White scratches peek through the red paint on the benches, stacks of yellowing seforim sit on the windowsill, there’s a tiny hole in the curtain just above our seats. That’s the same.

The gap below the tinted window is lower than last year’s, it must be, because I don’t remember bending to see through it. I crouch and peek through. My father is in his usual Tishrei spot, of course. His tallis is pulled over his head. My brother is in the seat next to him — he also has a tallis this year.

New daughters-in-law squeeze into the seats near us; grandkids perch on the back of their seats and share their potato chips; the row behind me has two more wigs.

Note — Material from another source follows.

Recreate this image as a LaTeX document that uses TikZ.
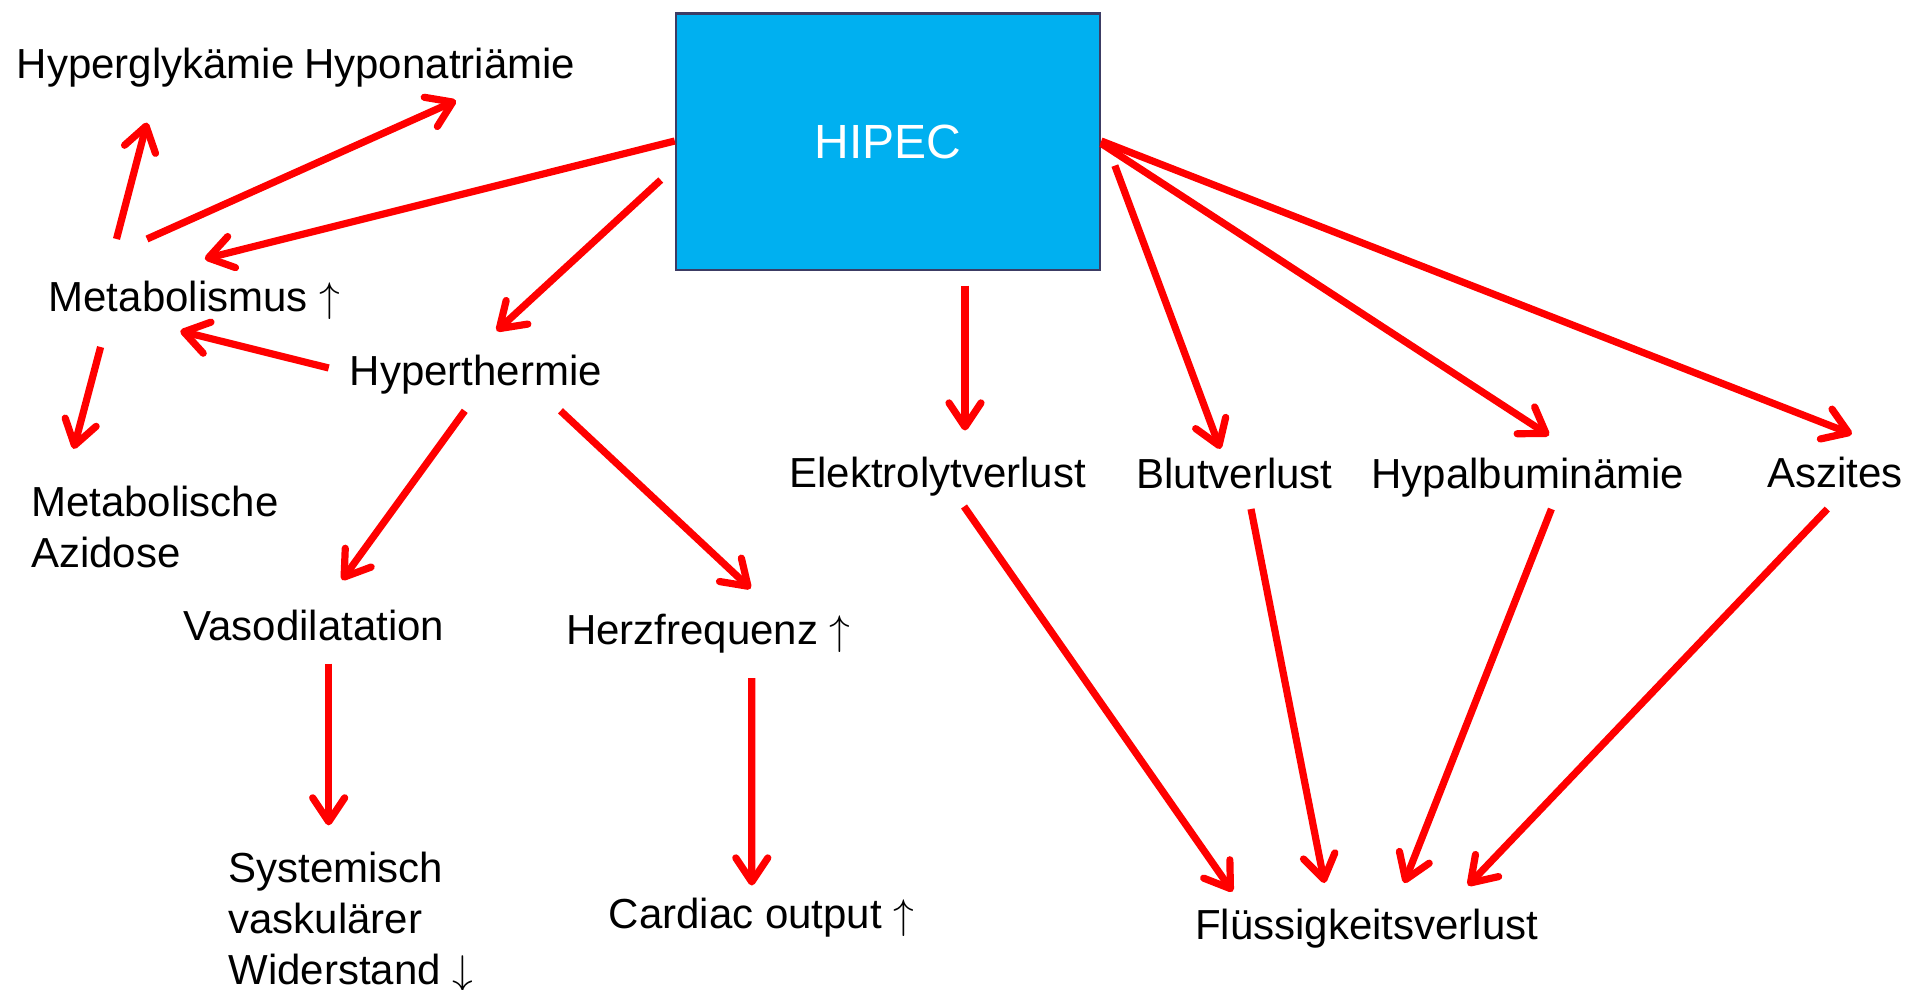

Smile, say mazal tov, compliment the new look.

 

I’ve seen some of them since last Rosh Hashanah, but comparing this year to that, this life to that one, it strikes me more now. We davened here when Hashem decided what this one’s new last name would be. We davened in this spot when He destined that that one come back draped in an elegant maternity outfit.

It was also here that He decreed I should do another year alone. It’s impossible for me to ignore that pain this time of year — maybe because it’s the first tefillah quivering on my lips, but also because in this part of the spot-the-difference game, things stayed the same.

So much hangs in the air these days. I want to close my eyes and ignore it, wait for time to pass so that the weight of each moment lessens. The place feels sacred, just as it does every year.

Lean in, I tell myself behind the hushed Tehillim and turning pages. A year passed and we’re back. When so much — colors, people, tefillos, sounds — is consistent, the few changing of stories feels stronger.

I look at myself through their eyes, the bubbies who think I’m younger than I am and the friends who now have babies keeping them home. With the two days lined up near each other — Rosh Hashanah of last year against today — my life looks the same. Spot the difference, and there aren’t many. I’m still here, still waiting, still davening with a broken heart.

I think of last year’s Yom Kippur, when I watched my sister’s baby during Ne’ilah. The infant started shrieking the instant my sister was too far away for me to call her back, and I rocked him in my arms as my head pounded. And all through it, between his tears and mine, I thought, I want this. Then I begged Hashem, Next year, let it be my own child keeping me back.

Yet, here I am again, one of the only ones my age who still goes to shul, because from that day to this, nothing’s different.

Then I think about the days between then and now, the ones that had faded out of view. Things are different, I remind myself. Those quiet year-round days are fuller, happier, changed.

No one can tell this from looking at me shuckel over a machzor, but I don’t have a job I hate anymore. They can’t know from the way I smile at my aunt in the row over, but I’m closer to my siblings now. They have no way to read this in the way my shoulders hunch, but I learn regularly these days.

Spot the differences and there are plenty — but only visible to the ones who truly care.

Still, as I turn to the first page and run my finger across the lines, I daven: May next year look different.